-- START Recorded data --

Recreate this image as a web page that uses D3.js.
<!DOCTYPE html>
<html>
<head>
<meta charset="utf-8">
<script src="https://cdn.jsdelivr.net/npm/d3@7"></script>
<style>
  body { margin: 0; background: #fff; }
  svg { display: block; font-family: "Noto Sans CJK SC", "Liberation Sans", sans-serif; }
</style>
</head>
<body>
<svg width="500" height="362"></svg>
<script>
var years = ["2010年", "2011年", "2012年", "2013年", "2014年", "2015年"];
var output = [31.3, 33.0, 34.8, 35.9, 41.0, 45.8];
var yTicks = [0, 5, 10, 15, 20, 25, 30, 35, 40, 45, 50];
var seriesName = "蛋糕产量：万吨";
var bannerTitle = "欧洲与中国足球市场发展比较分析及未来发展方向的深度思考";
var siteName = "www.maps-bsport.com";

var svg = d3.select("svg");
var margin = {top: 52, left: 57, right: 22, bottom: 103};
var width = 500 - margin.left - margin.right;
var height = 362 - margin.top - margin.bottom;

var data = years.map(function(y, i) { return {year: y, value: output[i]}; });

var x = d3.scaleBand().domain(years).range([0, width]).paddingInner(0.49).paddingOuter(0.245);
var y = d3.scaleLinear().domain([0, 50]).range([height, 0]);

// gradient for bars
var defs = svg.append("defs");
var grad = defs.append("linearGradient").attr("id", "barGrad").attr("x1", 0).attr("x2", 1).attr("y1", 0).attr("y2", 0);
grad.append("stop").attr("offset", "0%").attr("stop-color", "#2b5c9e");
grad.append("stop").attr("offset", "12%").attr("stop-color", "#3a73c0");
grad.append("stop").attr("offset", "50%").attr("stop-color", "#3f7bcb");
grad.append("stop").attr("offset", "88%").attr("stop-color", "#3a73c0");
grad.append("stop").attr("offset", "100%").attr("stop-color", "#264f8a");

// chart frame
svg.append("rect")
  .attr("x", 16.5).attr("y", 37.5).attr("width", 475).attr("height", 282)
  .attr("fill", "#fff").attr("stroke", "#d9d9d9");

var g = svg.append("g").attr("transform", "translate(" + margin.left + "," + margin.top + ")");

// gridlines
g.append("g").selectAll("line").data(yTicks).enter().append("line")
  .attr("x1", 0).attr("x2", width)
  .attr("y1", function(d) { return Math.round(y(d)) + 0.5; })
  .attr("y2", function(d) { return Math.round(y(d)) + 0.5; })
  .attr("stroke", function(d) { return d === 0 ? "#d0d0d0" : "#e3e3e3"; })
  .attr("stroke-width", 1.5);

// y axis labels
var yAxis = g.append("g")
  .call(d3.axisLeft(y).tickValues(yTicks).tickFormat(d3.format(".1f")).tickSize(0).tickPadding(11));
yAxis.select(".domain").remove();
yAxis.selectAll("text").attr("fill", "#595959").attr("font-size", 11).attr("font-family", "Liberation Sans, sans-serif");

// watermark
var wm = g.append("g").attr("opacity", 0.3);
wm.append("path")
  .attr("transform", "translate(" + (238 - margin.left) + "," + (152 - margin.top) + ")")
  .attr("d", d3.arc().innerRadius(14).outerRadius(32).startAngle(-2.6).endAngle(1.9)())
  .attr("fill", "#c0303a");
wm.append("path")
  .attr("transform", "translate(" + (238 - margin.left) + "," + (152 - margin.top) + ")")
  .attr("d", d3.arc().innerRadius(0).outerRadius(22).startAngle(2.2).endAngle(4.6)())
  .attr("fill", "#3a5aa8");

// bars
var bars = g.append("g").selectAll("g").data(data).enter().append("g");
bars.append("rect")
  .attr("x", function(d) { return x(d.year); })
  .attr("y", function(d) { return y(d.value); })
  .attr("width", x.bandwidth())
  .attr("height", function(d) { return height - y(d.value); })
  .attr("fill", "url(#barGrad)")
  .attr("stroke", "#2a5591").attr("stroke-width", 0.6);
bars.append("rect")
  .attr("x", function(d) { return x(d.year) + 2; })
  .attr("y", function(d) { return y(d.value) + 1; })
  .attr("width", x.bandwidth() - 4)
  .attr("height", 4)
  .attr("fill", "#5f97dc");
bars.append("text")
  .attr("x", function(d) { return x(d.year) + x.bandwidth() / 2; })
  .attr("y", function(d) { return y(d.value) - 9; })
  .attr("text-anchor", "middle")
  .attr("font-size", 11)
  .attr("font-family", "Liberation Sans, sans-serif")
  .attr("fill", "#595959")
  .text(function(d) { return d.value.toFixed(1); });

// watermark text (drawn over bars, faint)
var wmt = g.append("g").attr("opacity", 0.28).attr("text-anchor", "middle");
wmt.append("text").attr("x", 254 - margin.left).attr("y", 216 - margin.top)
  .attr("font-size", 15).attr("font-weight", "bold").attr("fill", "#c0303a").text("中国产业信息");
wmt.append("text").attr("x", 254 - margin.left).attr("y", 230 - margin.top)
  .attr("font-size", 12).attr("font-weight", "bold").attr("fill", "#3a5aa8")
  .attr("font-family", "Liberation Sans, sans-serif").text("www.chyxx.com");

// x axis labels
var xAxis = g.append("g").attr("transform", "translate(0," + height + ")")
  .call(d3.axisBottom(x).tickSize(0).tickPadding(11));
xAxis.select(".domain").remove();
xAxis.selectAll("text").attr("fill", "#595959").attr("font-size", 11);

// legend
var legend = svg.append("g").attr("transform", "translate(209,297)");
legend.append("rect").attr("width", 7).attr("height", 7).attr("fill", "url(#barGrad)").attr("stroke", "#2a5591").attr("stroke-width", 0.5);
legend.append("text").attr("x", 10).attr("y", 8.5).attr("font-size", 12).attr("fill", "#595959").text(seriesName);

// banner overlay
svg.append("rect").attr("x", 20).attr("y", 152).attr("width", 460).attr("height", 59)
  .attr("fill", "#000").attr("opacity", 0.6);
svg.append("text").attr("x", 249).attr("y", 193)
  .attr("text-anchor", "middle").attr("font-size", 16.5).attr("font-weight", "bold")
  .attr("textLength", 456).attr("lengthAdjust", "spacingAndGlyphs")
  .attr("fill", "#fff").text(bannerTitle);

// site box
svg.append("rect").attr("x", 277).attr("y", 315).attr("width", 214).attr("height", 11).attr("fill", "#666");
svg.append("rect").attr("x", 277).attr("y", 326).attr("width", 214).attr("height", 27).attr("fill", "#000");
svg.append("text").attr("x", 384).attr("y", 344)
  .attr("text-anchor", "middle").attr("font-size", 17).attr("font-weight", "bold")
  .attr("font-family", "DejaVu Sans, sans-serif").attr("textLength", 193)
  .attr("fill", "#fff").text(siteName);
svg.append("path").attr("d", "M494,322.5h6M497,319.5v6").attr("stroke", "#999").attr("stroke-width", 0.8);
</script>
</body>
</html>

-- END Recorded data --

#### [Task to complete]
Quote the entire listing above exactly.

#### [Finished exercise]
Recreate this image as a web page that uses D3.js.
<!DOCTYPE html>
<html>
<head>
<meta charset="utf-8">
<script src="https://cdn.jsdelivr.net/npm/d3@7"></script>
<style>
  body { margin: 0; background: #fff; }
  svg { display: block; font-family: "Noto Sans CJK SC", "Liberation Sans", sans-serif; }
</style>
</head>
<body>
<svg width="500" height="362"></svg>
<script>
var years = ["2010年", "2011年", "2012年", "2013年", "2014年", "2015年"];
var output = [31.3, 33.0, 34.8, 35.9, 41.0, 45.8];
var yTicks = [0, 5, 10, 15, 20, 25, 30, 35, 40, 45, 50];
var seriesName = "蛋糕产量：万吨";
var bannerTitle = "欧洲与中国足球市场发展比较分析及未来发展方向的深度思考";
var siteName = "www.maps-bsport.com";

var svg = d3.select("svg");
var margin = {top: 52, left: 57, right: 22, bottom: 103};
var width = 500 - margin.left - margin.right;
var height = 362 - margin.top - margin.bottom;

var data = years.map(function(y, i) { return {year: y, value: output[i]}; });

var x = d3.scaleBand().domain(years).range([0, width]).paddingInner(0.49).paddingOuter(0.245);
var y = d3.scaleLinear().domain([0, 50]).range([height, 0]);

// gradient for bars
var defs = svg.append("defs");
var grad = defs.append("linearGradient").attr("id", "barGrad").attr("x1", 0).attr("x2", 1).attr("y1", 0).attr("y2", 0);
grad.append("stop").attr("offset", "0%").attr("stop-color", "#2b5c9e");
grad.append("stop").attr("offset", "12%").attr("stop-color", "#3a73c0");
grad.append("stop").attr("offset", "50%").attr("stop-color", "#3f7bcb");
grad.append("stop").attr("offset", "88%").attr("stop-color", "#3a73c0");
grad.append("stop").attr("offset", "100%").attr("stop-color", "#264f8a");

// chart frame
svg.append("rect")
  .attr("x", 16.5).attr("y", 37.5).attr("width", 475).attr("height", 282)
  .attr("fill", "#fff").attr("stroke", "#d9d9d9");

var g = svg.append("g").attr("transform", "translate(" + margin.left + "," + margin.top + ")");

// gridlines
g.append("g").selectAll("line").data(yTicks).enter().append("line")
  .attr("x1", 0).attr("x2", width)
  .attr("y1", function(d) { return Math.round(y(d)) + 0.5; })
  .attr("y2", function(d) { return Math.round(y(d)) + 0.5; })
  .attr("stroke", function(d) { return d === 0 ? "#d0d0d0" : "#e3e3e3"; })
  .attr("stroke-width", 1.5);

// y axis labels
var yAxis = g.append("g")
  .call(d3.axisLeft(y).tickValues(yTicks).tickFormat(d3.format(".1f")).tickSize(0).tickPadding(11));
yAxis.select(".domain").remove();
yAxis.selectAll("text").attr("fill", "#595959").attr("font-size", 11).attr("font-family", "Liberation Sans, sans-serif");

// watermark
var wm = g.append("g").attr("opacity", 0.3);
wm.append("path")
  .attr("transform", "translate(" + (238 - margin.left) + "," + (152 - margin.top) + ")")
  .attr("d", d3.arc().innerRadius(14).outerRadius(32).startAngle(-2.6).endAngle(1.9)())
  .attr("fill", "#c0303a");
wm.append("path")
  .attr("transform", "translate(" + (238 - margin.left) + "," + (152 - margin.top) + ")")
  .attr("d", d3.arc().innerRadius(0).outerRadius(22).startAngle(2.2).endAngle(4.6)())
  .attr("fill", "#3a5aa8");

// bars
var bars = g.append("g").selectAll("g").data(data).enter().append("g");
bars.append("rect")
  .attr("x", function(d) { return x(d.year); })
  .attr("y", function(d) { return y(d.value); })
  .attr("width", x.bandwidth())
  .attr("height", function(d) { return height - y(d.value); })
  .attr("fill", "url(#barGrad)")
  .attr("stroke", "#2a5591").attr("stroke-width", 0.6);
bars.append("rect")
  .attr("x", function(d) { return x(d.year) + 2; })
  .attr("y", function(d) { return y(d.value) + 1; })
  .attr("width", x.bandwidth() - 4)
  .attr("height", 4)
  .attr("fill", "#5f97dc");
bars.append("text")
  .attr("x", function(d) { return x(d.year) + x.bandwidth() / 2; })
  .attr("y", function(d) { return y(d.value) - 9; })
  .attr("text-anchor", "middle")
  .attr("font-size", 11)
  .attr("font-family", "Liberation Sans, sans-serif")
  .attr("fill", "#595959")
  .text(function(d) { return d.value.toFixed(1); });

// watermark text (drawn over bars, faint)
var wmt = g.append("g").attr("opacity", 0.28).attr("text-anchor", "middle");
wmt.append("text").attr("x", 254 - margin.left).attr("y", 216 - margin.top)
  .attr("font-size", 15).attr("font-weight", "bold").attr("fill", "#c0303a").text("中国产业信息");
wmt.append("text").attr("x", 254 - margin.left).attr("y", 230 - margin.top)
  .attr("font-size", 12).attr("font-weight", "bold").attr("fill", "#3a5aa8")
  .attr("font-family", "Liberation Sans, sans-serif").text("www.chyxx.com");

// x axis labels
var xAxis = g.append("g").attr("transform", "translate(0," + height + ")")
  .call(d3.axisBottom(x).tickSize(0).tickPadding(11));
xAxis.select(".domain").remove();
xAxis.selectAll("text").attr("fill", "#595959").attr("font-size", 11);

// legend
var legend = svg.append("g").attr("transform", "translate(209,297)");
legend.append("rect").attr("width", 7).attr("height", 7).attr("fill", "url(#barGrad)").attr("stroke", "#2a5591").attr("stroke-width", 0.5);
legend.append("text").attr("x", 10).attr("y", 8.5).attr("font-size", 12).attr("fill", "#595959").text(seriesName);

// banner overlay
svg.append("rect").attr("x", 20).attr("y", 152).attr("width", 460).attr("height", 59)
  .attr("fill", "#000").attr("opacity", 0.6);
svg.append("text").attr("x", 249).attr("y", 193)
  .attr("text-anchor", "middle").attr("font-size", 16.5).attr("font-weight", "bold")
  .attr("textLength", 456).attr("lengthAdjust", "spacingAndGlyphs")
  .attr("fill", "#fff").text(bannerTitle);

// site box
svg.append("rect").attr("x", 277).attr("y", 315).attr("width", 214).attr("height", 11).attr("fill", "#666");
svg.append("rect").attr("x", 277).attr("y", 326).attr("width", 214).attr("height", 27).attr("fill", "#000");
svg.append("text").attr("x", 384).attr("y", 344)
  .attr("text-anchor", "middle").attr("font-size", 17).attr("font-weight", "bold")
  .attr("font-family", "DejaVu Sans, sans-serif").attr("textLength", 193)
  .attr("fill", "#fff").text(siteName);
svg.append("path").attr("d", "M494,322.5h6M497,319.5v6").attr("stroke", "#999").attr("stroke-width", 0.8);
</script>
</body>
</html>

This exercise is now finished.